--- Start of Data lines ---

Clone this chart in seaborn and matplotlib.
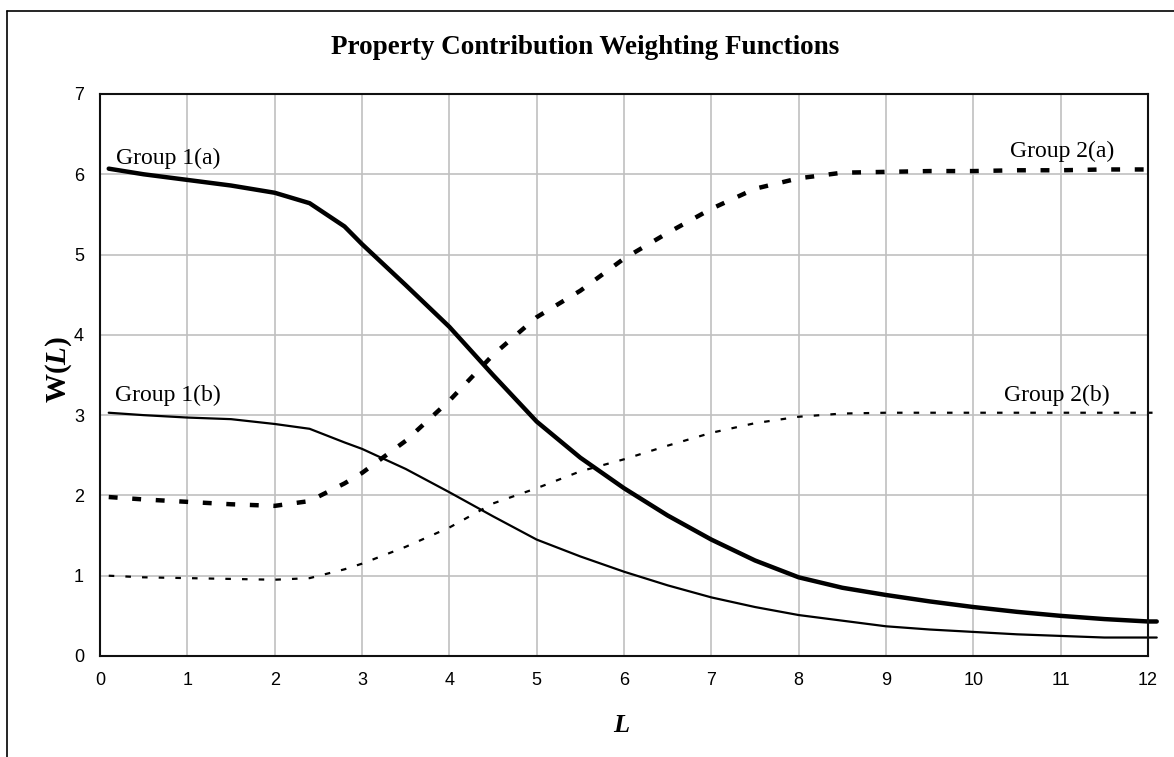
import matplotlib
matplotlib.use('Agg')
import matplotlib.pyplot as plt
import seaborn as sns
from matplotlib.lines import Line2D

# Dados
L = [0.1, 0.5, 1, 1.5, 2, 2.4, 2.8, 3, 3.5, 4, 4.5, 5, 5.5, 6, 6.5, 7,
     7.5, 8, 8.5, 9, 9.5, 10, 10.5, 11, 11.5, 12, 12.1]
group_1a = [6.07, 6.00, 5.93, 5.86, 5.77, 5.64, 5.35, 5.13, 4.62, 4.10, 3.50,
            2.92, 2.47, 2.09, 1.75, 1.45, 1.19, 0.98, 0.85, 0.76, 0.68, 0.61,
            0.55, 0.50, 0.46, 0.43, 0.43]
group_1b = [3.03, 3.00, 2.97, 2.95, 2.89, 2.83, 2.66, 2.58, 2.33, 2.04, 1.74,
            1.45, 1.24, 1.05, 0.88, 0.73, 0.61, 0.51, 0.44, 0.37, 0.33, 0.30,
            0.27, 0.25, 0.23, 0.23, 0.23]
group_2a = [1.98, 1.95, 1.92, 1.89, 1.87, 1.93, 2.15, 2.28, 2.68, 3.18, 3.75,
            4.22, 4.55, 4.95, 5.27, 5.57, 5.82, 5.95, 6.02, 6.03, 6.04, 6.04,
            6.05, 6.05, 6.06, 6.06, 6.06]
group_2b = [1.00, 0.98, 0.97, 0.96, 0.95, 0.97, 1.08, 1.15, 1.36, 1.60, 1.90,
            2.09, 2.30, 2.45, 2.62, 2.78, 2.90, 2.98, 3.02, 3.03, 3.03, 3.03,
            3.03, 3.03, 3.03, 3.03, 3.03]

labels = ['Group 1(a)', 'Group 1(b)', 'Group 2(a)', 'Group 2(b)']
label_pos = [(0.18, 6.2), (0.17, 3.25), (10.42, 6.28), (10.35, 3.24)]

sns.set_style('white')
plt.rcParams['font.family'] = ['Liberation Serif', 'DejaVu Serif']
plt.rcParams['text.color'] = 'black'
plt.rcParams['axes.labelcolor'] = 'black'
plt.rcParams['xtick.color'] = 'black'
plt.rcParams['ytick.color'] = 'black'
plt.rcParams['mathtext.fontset'] = 'custom'
plt.rcParams['mathtext.rm'] = 'Liberation Serif'
plt.rcParams['mathtext.bf'] = 'Liberation Serif:bold'
plt.rcParams['mathtext.it'] = 'Liberation Serif:italic'
plt.rcParams['mathtext.bfit'] = 'Liberation Serif:bold:italic'

fig = plt.figure(figsize=(11.74, 7.57), dpi=100)
ax = fig.add_axes([100 / 1174, 101 / 757, 1048 / 1174, 562 / 757])

sns.lineplot(x=L, y=group_1a, ax=ax, color='black', linewidth=3.2, clip_on=False)
sns.lineplot(x=L, y=group_1b, ax=ax, color='black', linewidth=1.6, clip_on=False)
sns.lineplot(x=L, y=group_2a, ax=ax, color='black', linewidth=3.2,
             linestyle=(0, (2, 3.3)), clip_on=False)
sns.lineplot(x=L, y=group_2b, ax=ax, color='black', linewidth=1.6,
             linestyle=(0, (2.5, 5)), clip_on=False)

for txt, (px, py) in zip(labels, label_pos):
    ax.text(px, py, txt, fontsize=17, ha='left', va='center', color='black')

ax.set_xlim(0, 12)
ax.set_ylim(0, 7)
ax.set_xticks(range(0, 13))
ax.set_yticks(range(0, 8))
ax.grid(True, color='#c0c0c0', linewidth=1.2)
ax.set_axisbelow(True)
for s in ax.spines.values():
    s.set_visible(True)
    s.set_color('#101010')
    s.set_linewidth(1.5)
ax.tick_params(direction='inout', length=7, width=1.2, color='#101010',
               labelsize=13, labelfontfamily='Liberation Sans')
ax.tick_params(axis='x', pad=8)
ax.tick_params(axis='y', pad=8)

ax.set_xlabel(r'$\mathbfit{L}$', fontsize=19)
ax.xaxis.set_label_coords(0.498, -0.105)
ax.set_ylabel(r'$\mathbf{W(}\mathbfit{L}\mathbf{)}$', fontsize=21)
ax.yaxis.set_label_coords(-0.025, 0.509)

fig.suptitle('Property Contribution Weighting Functions', x=585 / 1174,
             y=1 - 47 / 757, va='center', fontsize=19.5, fontweight='bold')

# moldura externa (topo e esquerda)
fig.add_artist(Line2D([7 / 1174, 1], [1 - 11 / 757, 1 - 11 / 757],
                      transform=fig.transFigure, color='black', linewidth=1.2))
fig.add_artist(Line2D([7 / 1174, 7 / 1174], [0, 1 - 11 / 757],
                      transform=fig.transFigure, color='black', linewidth=1.2))

fig.savefig('out.png', dpi=100)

--- End of Data lines ---

Each line that contains the string "matplotlib" counts once; say how many there are and nothing else.

5